I’m reading some of my work at the Winchester Poetry Festival later this week and I am terrified. My work in marketing means I have plenty of practice in public speaking and it never really phases me. However, the idea of standing in front of a discerning poetry audience - on stage with what I consider to be the real grown-ups - I am scared I’ll get laughed at, found out or perhaps struck with a case of situational Tourettes Syndrome. Intellectually, I know they are unfounded fears but in my heart, there remains a nagging terror that I can’t quite excise.

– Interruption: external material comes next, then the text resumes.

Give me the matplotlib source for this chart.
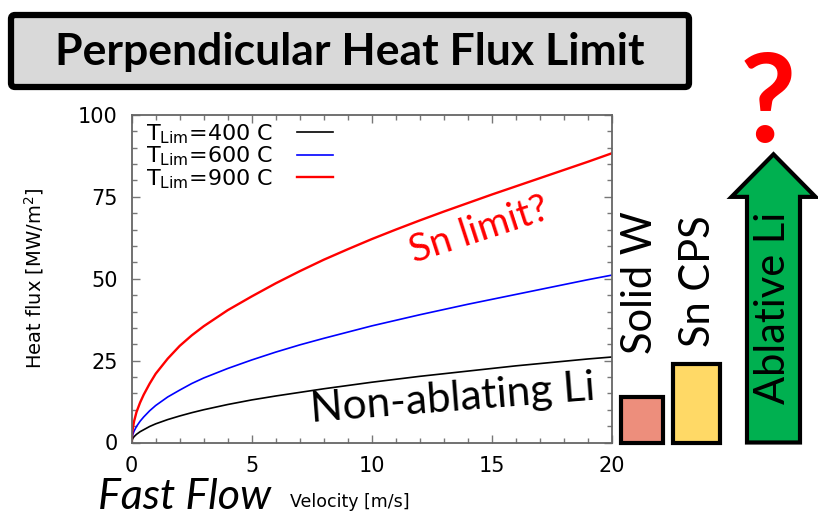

The circumstance reminds me of the time I read a poem at the wedding of one of my best friends. Although the work wasn’t mine, I felt such pressure to get it right. I was confident in the poem I’d chosen but still, to stand in front of the congregation immediately after the fateful pronouncement of “husband and wife” seemed like a monumental task. I practised until I could recite the work without the words in front of me (I practised so much, in fact, that ten years later I still can) and until I knew how the poem worked. Reading my own work, then, I should be at an advantage – I already know all the workings, how it moves and breathes across the page.
In the end, the reading at the wedding went very well and there wasn’t a dry eye in the house. That is mostly down to the situation – I can’t imagine there has ever been a heckler during a reading at a wedding – but it is also because words have their own power and magic when spoken out loud. As a child, I was lucky enough to be read to by parents who also loved language and reading. No one could deliver a zany Roger McGough poem quite like my Dad, and no one ever will. He trusted in the writing, leaning into the humour of the situation and expressing the music in the language. My Dad died two years ago and it forms a little crack in my heart when I think of how he can’t be in Winchester to support me. In some way, he is the person I’m reading for at this festival; I want to honour all those bedtime stories delivered so impeccably. I want it to be perfectly clear that I did listen and it made all the difference in the world to me.
What does this mean for the reading at Winchester Poetry Festival? I can put a big tick next to column labelled practice, and although the situation is not as personal as a wedding or a child’s bedtime story, I’ll be reading in a creative, positive atmosphere so that’s another tick. Have I reasoned myself out of my fear?
Not quite - there is a third element and I think that might be the one where my fear resides. What the wedding reading and my Dad’s bedtime stories have in common are that they were carried out in love. At the wedding, I put my heart into what I was saying and when he read to me at night, Dad would make up the voices and accentuate the rhythms of the writing that would seem daft to the outside world but showed how much he, too, cared about the bedtime story. I know that at every good reading, the speaker lets the love pour out of them and that’s a vulnerable position to be in. Do I dare to stand on a stage and let all the love pour out of my mouth? Do I dare risk looking like a fool to share what’s truly in my heart and in my mind?
I am my father’s daughter – I have to.